Louk is the only one of the three already known to be dead. She became an unwitting symbol of Hamas sadism when the Associated Press published a picture of her in the back of a pickup truck full of terrorists—resting their legs on her lifeless, half-naked body—celebrating their “spoils.”

The University of Missouri’s Donald W. Reynolds Journalism Institute subsequently granted its “Photo of the Year” award to Ali Mahmud, who provided the image to AP.

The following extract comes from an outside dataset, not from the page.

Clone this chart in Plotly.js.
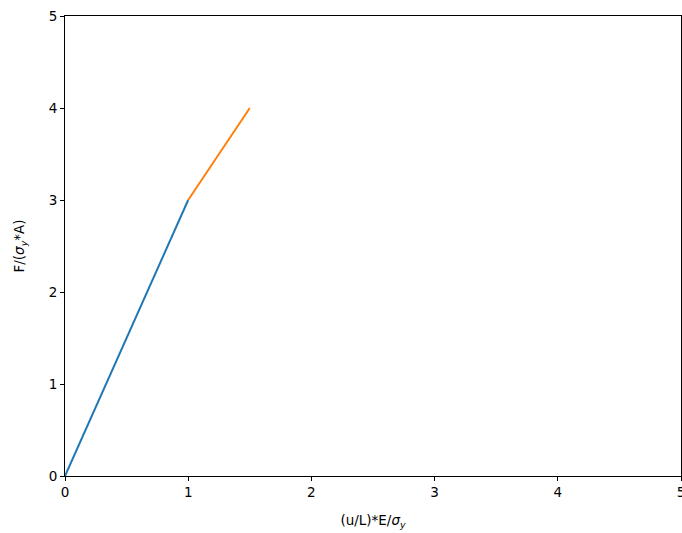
<!DOCTYPE html>
<html>
<head>
<meta charset="utf-8">
<script src="https://cdn.plot.ly/plotly-3.0.1.min.js"></script>
<style>html,body{margin:0;padding:0;background:#fff;}#chart{width:682px;height:533px;}</style>
</head>
<body>
<div id="chart"></div>
<script>
const elasticX = [0, 1];
const elasticY = [0, 3];
const plasticX = [1, 1.5];
const plasticY = [3, 4];
const xTicks = [0, 1, 2, 3, 4, 5];
const yTicks = [0, 1, 2, 3, 4, 5];
const xLabel = "(u/L)*E/<i>σ</i><sub><i>y</i></sub>";
const yLabel = "F/(<i>σ</i><sub><i>y</i></sub>*A)";

const font = {family: "DejaVu Sans", size: 13.5, color: "#000"};
const axisBase = {
  showline: true, mirror: true, linecolor: "#000", linewidth: 1,
  ticks: "outside", ticklen: 4, tickwidth: 1, tickcolor: "#000",
  showgrid: false, zeroline: false, tickfont: font, tickmode: "array",
  ticklabeloverflow: "allow"
};
const data = [
  {x: elasticX, y: elasticY, mode: "lines", line: {color: "#1f77b4", width: 2}, showlegend: false, hoverinfo: "skip"},
  {x: plasticX, y: plasticY, mode: "lines", line: {color: "#ff7f0e", width: 2}, showlegend: false, hoverinfo: "skip"}
];
const layout = {
  width: 682, height: 533,
  margin: {l: 65, r: 1, t: 16, b: 57},
  paper_bgcolor: "#fff", plot_bgcolor: "#fff",
  font: font,
  xaxis: Object.assign({}, axisBase, {range: [0, 5], tickvals: xTicks, ticktext: xTicks.map(String),
    title: {text: xLabel, font: font, standoff: 16}}),
  yaxis: Object.assign({}, axisBase, {range: [0, 5], tickvals: yTicks, ticktext: yTicks.map(String),
    title: {text: yLabel, font: font, standoff: 20}})
};
Plotly.newPlot("chart", data, layout, {staticPlot: true, displayModeBar: false});
</script>
</body>
</html>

The country is reeling from the revelation. Yet it is followed by a related tragedy: 20-year-old Sgt. Ben Avishay from Nahariya has fallen in northern Gaza, bringing today’s total of soldiers killed since Oct. 7 to 628.

No word from my son.

Dozens more missiles in the north, along with the personal stories of Gelernter, Louk and Buskila. At least they will now have a proper burial at home in Israel. It’s of small comfort to the families of the remaining 129 captives, most of whom have no idea whether their loved ones are even alive.

Friday night. Variety and comedy shows proceed on TV as scheduled. Commercials for chocolate bars and streaming services reverberate, as though from another universe—the one in which music continues to emanate from pubs an hour-and-a-half’s drive, in either direction, from enemies bent on our annihilation.